The USB ports of your Raspberry Pi are working on other operating systems, including Raspberry Pi OS, but they fail on Fedora. The dmesg | grep xhci_hcd command gives you the following messages:

$ dmesg | grep xhci_hcd
[   19.961404] xhci_hcd 0000:01:00.0: xHCI Host Controller
[   19.974551] xhci_hcd 0000:01:00.0: new USB bus registered, assigned bus number 1
[   29.988717] xhci_hcd 0000:01:00.0: can't setup: -110
[   30.000126] xhci_hcd 0000:01:00.0: USB bus 1 deregistered
[   30.021077] xhci_hcd 0000:01:00.0: init 0000:01:00.0 fail, -110
[   30.033104] xhci_hcd: probe of 0000:01:00.0 failed with error -110

Steps

  1. Turn off your Raspberry Pi and remove the SD card, then insert the card into a computer.

  2. On the computer, open up your SD card’s boot partition (which should be the first partition with size of 600 MiB), then edit config.txt. Add the following line to the file:

    total_mem=3072
  3. Save the file and safely eject the SD card.
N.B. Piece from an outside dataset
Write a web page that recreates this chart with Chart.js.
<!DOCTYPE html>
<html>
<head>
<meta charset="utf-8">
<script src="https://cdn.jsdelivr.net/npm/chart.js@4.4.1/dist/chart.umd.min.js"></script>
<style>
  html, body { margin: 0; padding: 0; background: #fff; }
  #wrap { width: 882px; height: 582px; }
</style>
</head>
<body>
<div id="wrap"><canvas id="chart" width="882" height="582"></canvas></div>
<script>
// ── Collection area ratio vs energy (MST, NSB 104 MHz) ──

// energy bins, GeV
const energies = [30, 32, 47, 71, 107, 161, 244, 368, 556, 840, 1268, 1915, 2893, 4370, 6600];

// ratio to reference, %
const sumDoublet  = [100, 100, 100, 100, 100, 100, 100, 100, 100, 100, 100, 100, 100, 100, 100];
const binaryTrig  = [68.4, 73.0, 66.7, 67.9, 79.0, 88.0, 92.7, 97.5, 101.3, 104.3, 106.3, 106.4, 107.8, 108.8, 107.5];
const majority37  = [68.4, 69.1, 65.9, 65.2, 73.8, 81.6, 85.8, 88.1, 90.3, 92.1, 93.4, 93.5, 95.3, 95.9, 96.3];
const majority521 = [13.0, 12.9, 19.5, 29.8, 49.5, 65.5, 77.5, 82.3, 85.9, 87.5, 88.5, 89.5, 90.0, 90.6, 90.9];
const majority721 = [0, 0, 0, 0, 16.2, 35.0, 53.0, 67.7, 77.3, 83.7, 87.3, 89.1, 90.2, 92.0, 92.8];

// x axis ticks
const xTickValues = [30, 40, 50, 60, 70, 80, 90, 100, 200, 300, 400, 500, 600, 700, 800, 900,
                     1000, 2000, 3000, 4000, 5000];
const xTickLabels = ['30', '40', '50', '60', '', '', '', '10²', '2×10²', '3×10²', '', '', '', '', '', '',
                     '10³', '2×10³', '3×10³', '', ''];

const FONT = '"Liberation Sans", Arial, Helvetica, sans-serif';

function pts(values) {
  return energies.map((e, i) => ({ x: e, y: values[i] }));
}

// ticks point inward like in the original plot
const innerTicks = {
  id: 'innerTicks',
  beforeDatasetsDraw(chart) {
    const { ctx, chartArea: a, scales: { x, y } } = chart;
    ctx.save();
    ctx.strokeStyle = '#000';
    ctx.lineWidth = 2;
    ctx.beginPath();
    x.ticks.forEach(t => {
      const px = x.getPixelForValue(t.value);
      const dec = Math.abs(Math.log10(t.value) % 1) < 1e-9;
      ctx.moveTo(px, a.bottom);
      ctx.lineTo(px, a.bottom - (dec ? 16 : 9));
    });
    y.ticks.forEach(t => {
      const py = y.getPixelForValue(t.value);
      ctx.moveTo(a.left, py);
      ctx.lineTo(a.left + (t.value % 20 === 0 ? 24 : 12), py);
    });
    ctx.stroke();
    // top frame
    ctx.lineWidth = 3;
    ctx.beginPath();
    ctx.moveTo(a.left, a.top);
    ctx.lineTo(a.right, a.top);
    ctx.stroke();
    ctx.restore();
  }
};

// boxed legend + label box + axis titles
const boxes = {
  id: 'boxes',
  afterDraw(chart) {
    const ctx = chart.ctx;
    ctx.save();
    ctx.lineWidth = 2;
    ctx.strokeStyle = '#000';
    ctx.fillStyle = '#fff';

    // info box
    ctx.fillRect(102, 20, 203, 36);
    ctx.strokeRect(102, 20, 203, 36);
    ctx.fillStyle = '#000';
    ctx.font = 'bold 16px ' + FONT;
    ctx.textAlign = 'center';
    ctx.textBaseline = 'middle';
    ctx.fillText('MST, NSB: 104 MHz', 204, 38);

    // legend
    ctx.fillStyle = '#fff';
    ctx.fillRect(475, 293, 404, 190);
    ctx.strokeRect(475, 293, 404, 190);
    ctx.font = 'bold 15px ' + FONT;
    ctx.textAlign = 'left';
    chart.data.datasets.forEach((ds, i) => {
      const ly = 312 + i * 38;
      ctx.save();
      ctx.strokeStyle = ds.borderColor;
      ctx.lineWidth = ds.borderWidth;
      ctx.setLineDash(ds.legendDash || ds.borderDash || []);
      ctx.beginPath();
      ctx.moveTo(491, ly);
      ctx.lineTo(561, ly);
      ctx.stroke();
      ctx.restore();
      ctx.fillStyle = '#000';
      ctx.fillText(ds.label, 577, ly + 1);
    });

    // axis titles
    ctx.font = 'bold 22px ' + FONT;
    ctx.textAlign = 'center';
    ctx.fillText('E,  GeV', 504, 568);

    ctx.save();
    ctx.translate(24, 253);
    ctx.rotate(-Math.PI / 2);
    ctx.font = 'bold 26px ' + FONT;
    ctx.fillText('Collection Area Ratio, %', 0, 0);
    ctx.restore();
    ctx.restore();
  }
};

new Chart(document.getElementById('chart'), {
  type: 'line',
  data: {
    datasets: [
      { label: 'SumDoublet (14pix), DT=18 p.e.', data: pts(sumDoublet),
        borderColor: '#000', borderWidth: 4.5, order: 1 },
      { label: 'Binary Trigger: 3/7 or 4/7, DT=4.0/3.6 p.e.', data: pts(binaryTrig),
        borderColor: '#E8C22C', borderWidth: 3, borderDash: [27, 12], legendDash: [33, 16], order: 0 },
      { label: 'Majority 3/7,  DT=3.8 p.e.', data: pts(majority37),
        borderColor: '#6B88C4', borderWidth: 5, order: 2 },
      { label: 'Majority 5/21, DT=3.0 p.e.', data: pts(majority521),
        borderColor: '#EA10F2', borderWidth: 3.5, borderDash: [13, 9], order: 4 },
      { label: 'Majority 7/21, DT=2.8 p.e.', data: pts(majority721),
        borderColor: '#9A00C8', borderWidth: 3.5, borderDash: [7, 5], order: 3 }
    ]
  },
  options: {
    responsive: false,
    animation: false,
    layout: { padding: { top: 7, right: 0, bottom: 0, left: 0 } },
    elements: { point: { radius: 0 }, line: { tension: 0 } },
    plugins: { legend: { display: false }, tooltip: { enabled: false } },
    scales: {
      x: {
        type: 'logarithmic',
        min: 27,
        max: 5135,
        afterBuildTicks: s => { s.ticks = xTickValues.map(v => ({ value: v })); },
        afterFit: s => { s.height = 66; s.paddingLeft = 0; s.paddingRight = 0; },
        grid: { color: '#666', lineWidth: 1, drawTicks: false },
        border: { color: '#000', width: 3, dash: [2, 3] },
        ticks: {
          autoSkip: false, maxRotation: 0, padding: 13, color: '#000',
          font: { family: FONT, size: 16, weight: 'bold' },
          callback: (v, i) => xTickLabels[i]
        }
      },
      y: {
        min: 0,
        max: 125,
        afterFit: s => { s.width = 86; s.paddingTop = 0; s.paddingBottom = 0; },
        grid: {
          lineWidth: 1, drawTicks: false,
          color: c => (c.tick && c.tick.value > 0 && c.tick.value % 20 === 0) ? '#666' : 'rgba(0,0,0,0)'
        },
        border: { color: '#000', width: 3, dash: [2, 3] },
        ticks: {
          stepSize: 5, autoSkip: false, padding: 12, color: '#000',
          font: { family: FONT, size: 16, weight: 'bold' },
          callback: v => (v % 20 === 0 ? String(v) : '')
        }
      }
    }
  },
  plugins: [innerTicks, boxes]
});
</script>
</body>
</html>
Insert it back into the Raspberry Pi and boot it up.

And that’s it; this method is as simple as that. Try running dmesg | grep xhci_hcd again, and the error messages should disappear. Insert a USB device, it should start to work.
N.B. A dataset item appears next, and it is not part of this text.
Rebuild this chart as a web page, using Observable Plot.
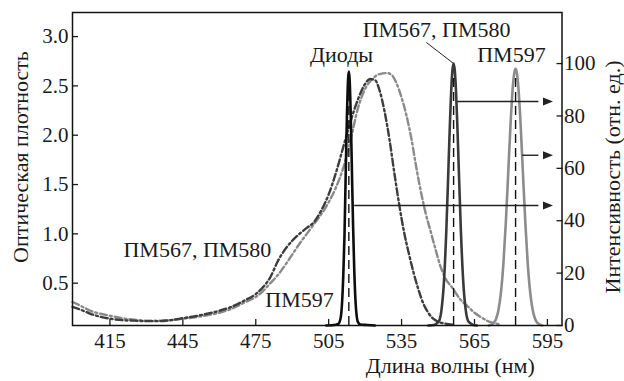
<!DOCTYPE html>
<html><head><meta charset="utf-8">
<script src="https://cdn.jsdelivr.net/npm/d3@7"></script>
<script src="https://cdn.jsdelivr.net/npm/@observablehq/plot@0.6"></script>
<style>body{margin:0;background:#fff}</style>
</head><body><div id="chart"></div>
<script>
// Absorption (optical density), left axis: [wavelength nm, OD]
const absorbPM567 = [[399.6,0.26],[403,0.23],[407,0.19],[411,0.16],[415,0.14],[420,0.125],[425,0.12],[430,0.115],[435,0.115],[440,0.125],[445,0.145],[450,0.165],[455,0.19],[460,0.22],[465,0.26],[470,0.32],[475,0.39],[478,0.46],[481,0.56],[484,0.72],[487,0.84],[490,0.93],[493,1.0],[496,1.06],[499,1.12],[502,1.24],[505,1.40],[508,1.62],[511,1.88],[514,2.14],[517,2.36],[520,2.52],[522,2.57],[524,2.56],[526,2.45],[528,2.24],[530,1.96],[532,1.62],[534,1.30],[536,1.02],[538,0.80],[540,0.60],[542,0.43],[544,0.29],[546,0.20],[548,0.14],[550,0.11],[553,0.09],[556,0.08]];
const absorbPM597 = [[399.6,0.31],[403,0.27],[407,0.22],[411,0.19],[415,0.17],[420,0.145],[425,0.13],[430,0.12],[435,0.12],[440,0.125],[445,0.14],[450,0.155],[455,0.175],[460,0.2],[465,0.24],[470,0.3],[475,0.36],[478,0.42],[481,0.5],[484,0.58],[487,0.68],[490,0.79],[493,0.9],[496,1.0],[499,1.1],[502,1.2],[505,1.32],[508,1.47],[511,1.67],[514,1.95],[517,2.27],[520,2.47],[523,2.57],[526,2.62],[529,2.63],[531,2.61],[533,2.52],[535,2.38],[537,2.2],[539,1.97],[541,1.68],[543,1.42],[545,1.2],[547,1.02],[549,0.84],[551,0.67],[553,0.55],[556,0.45],[559,0.34],[562,0.27],[565,0.2],[568,0.15],[571,0.11],[574,0.09],[576,0.08]];

// Emission intensity (rel. units), right axis: [wavelength nm, intensity]
const emitDiodes = [[504,0],[508,0.3],[509,0.6],[510,3.3],[511,18.8],[511.5,34],[512,57.4],[512.5,79.5],[513,94.3],[513.3,97],[513.6,94.3],[514,83.3],[514.5,62],[515,39.6],[515.5,22],[516,10.1],[517,1.4],[518,0.4],[521,0.2],[524,0]];
const emitPM567 = [[546,0],[548.4,0.2],[549.4,0.8],[550.4,1.7],[551.4,5.9],[552.4,16.3],[553.4,36.1],[554.4,63.6],[554.9,77.5],[555.4,89.3],[555.9,97.2],[556.4,100],[556.9,97.2],[557.4,89.3],[557.9,77.5],[558.4,63.6],[559.4,36.1],[560.4,16.3],[561.4,5.9],[562.4,1.7],[563.4,0.8],[564.4,0.2],[566,0]];
const emitPM597 = [[570.9,0],[571.9,0.3],[572.9,1.0],[573.9,2.6],[574.9,6.1],[575.9,12.7],[576.9,23.7],[577.9,39.5],[578.9,58.8],[579.9,78.1],[580.9,92.6],[581.4,96.6],[581.9,98],[582.4,96.6],[582.9,92.6],[583.9,78.1],[584.9,58.8],[585.9,39.5],[586.9,23.7],[587.9,12.7],[588.9,6.1],[589.9,2.6],[590.9,1.0],[591.9,0.3],[592.9,0]];

// Peak markers (dashed) and arrows, right-axis units
const peakLines = [{nm:513.3, top:95},{nm:556.4, top:96},{nm:581.9, top:95}];
const arrows = [{from:515.5, to:597.3, level:45.8},{from:557.9, to:597.3, level:85.5},{from:584.6, to:597.3, level:65}];

// Labels (data coordinates: nm, OD)
const labels = [
  {text:"ПМ567, ПМ580", nm:549.4, od:3.071},
  {text:"Диоды", nm:510.3, od:2.818},
  {text:"ПМ597", nm:580.2, od:2.818},
  {text:"ПМ567, ПМ580", nm:451.0, od:0.837},
  {text:"ПМ597", nm:493.0, od:0.335}
];
const leader = [{nm1:545.2, od1:2.94, nm2:556.4, od2:2.727}];

const xTicks = [415,445,475,505,535,565,595];
const yTicksLeft = [0.5,1.0,1.5,2.0,2.5,3.0];
const yTicksRight = [0,20,40,60,80,100];
const xTitle = "Длина волны (нм)";
const yTitleLeft = "Оптическая плотность";
const yTitleRight = "Интенсивность (отн. ед.)";

const FONT = "Liberation Serif";
const Y0 = 0.071, Y1 = 3.244, RMAX = 119.5;
const toLeft = r => Y0 + r * (Y1 - Y0) / RMAX;
const fromLeft = v => Math.round((v - Y0) * RMAX / (Y1 - Y0));

const arrowHead = {draw(ctx) { ctx.moveTo(0,0); ctx.lineTo(-10,-4); ctx.lineTo(-10,4); ctx.closePath(); }};

const chart = Plot.plot({
  width: 624, height: 381,
  marginLeft: 72, marginRight: 62.5, marginTop: 12, marginBottom: 56,
  style: {fontFamily: "Liberation Serif, serif", fontSize: "21px", color: "#1a1a1a", background: "white"},
  x: {domain: [399.6, 601]},
  y: {domain: [Y0, Y1]},
  marks: [
    Plot.axisX({ticks: xTicks, tickSize: -6, tickPadding: 14, strokeWidth: 1.3, label: null, fontSize: 21, fontFamily: FONT}),
    Plot.axisY({anchor: "left", ticks: yTicksLeft, tickSize: -6, tickPadding: 10, strokeWidth: 1.3, tickFormat: d3.format(".1f"), label: null, fontSize: 21, fontFamily: FONT}),
    Plot.axisY({anchor: "right", ticks: yTicksRight.map(toLeft), tickSize: -6, tickPadding: 8, strokeWidth: 1.3, tickFormat: fromLeft, label: null, fontSize: 21, fontFamily: FONT}),
    Plot.line(absorbPM597, {x: d => d[0], y: d => d[1], stroke: "#8a8a8a", strokeWidth: 2.4, strokeDasharray: "7,3,2,3", curve: "monotone-x"}),
    Plot.line(absorbPM567, {x: d => d[0], y: d => d[1], stroke: "#3d3d3d", strokeWidth: 2.4, strokeDasharray: "7,3,2,3", curve: "monotone-x"}),
    Plot.line(emitPM597, {x: d => d[0], y: d => toLeft(d[1]), stroke: "#8c8c8c", strokeWidth: 2.6, curve: "monotone-x"}),
    Plot.line(emitPM567, {x: d => d[0], y: d => toLeft(d[1]), stroke: "#3a3a3a", strokeWidth: 2.6, curve: "monotone-x"}),
    Plot.line(emitDiodes, {x: d => d[0], y: d => toLeft(d[1]), stroke: "#0d0d0d", strokeWidth: 2.6, curve: "monotone-x"}),
    Plot.ruleX(peakLines, {x: "nm", y1: () => toLeft(0), y2: d => toLeft(d.top), stroke: "#111", strokeWidth: 1.4, strokeDasharray: "9,5"}),
    Plot.link(arrows, {x1: "from", x2: d => d.to - 6, y1: d => toLeft(d.level), y2: d => toLeft(d.level), stroke: "#222", strokeWidth: 1.4}),
    Plot.dot(arrows, {x: "to", y: d => toLeft(d.level), symbol: arrowHead, fill: "#222", stroke: "none"}),
    Plot.link(leader, {x1: "nm1", y1: "od1", x2: "nm2", y2: "od2", stroke: "#222", strokeWidth: 1}),
    Plot.text(labels, {x: "nm", y: "od", text: "text", fontSize: 22, fontFamily: FONT, lineAnchor: "middle", fill: "#1a1a1a"}),
    Plot.text([xTitle], {text: d => d, frameAnchor: "bottom", dx: 133, dy: 40, fontSize: 22, fontFamily: FONT, textAnchor: "middle", lineAnchor: "middle"}),
    Plot.text([yTitleLeft], {text: d => d, frameAnchor: "left", dx: -52, dy: -12, rotate: -90, fontSize: 22, fontFamily: FONT, textAnchor: "middle", lineAnchor: "middle"}),
    Plot.text([yTitleRight], {text: d => d, frameAnchor: "right", dx: 51, dy: 8, rotate: -90, fontSize: 22, fontFamily: FONT, textAnchor: "middle", lineAnchor: "middle"}),
    Plot.frame({stroke: "#111", strokeWidth: 1.5})
  ]
});
document.getElementById("chart").append(chart);
</script>
</body></html>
As suggested by the option name itself, total_mem=3072 limits the memory to 3072 MiB. Depending on how you use your Raspberry Pi, this amount of memory might be more than enough; but, if you do need more memory than that, and you want to use USB devices on Raspberry Pi, please use another solution I introduce in a separate post, which takes more steps but does not decrease available memory.

References

This solution was adapted from a bug ticket for Ubuntu. In the solution posted there, the line is added to another file usercfg.txt. I have tried it, and it did not work for Fedora. Nevertheless, adding the line to config.txt works and should have the same effect.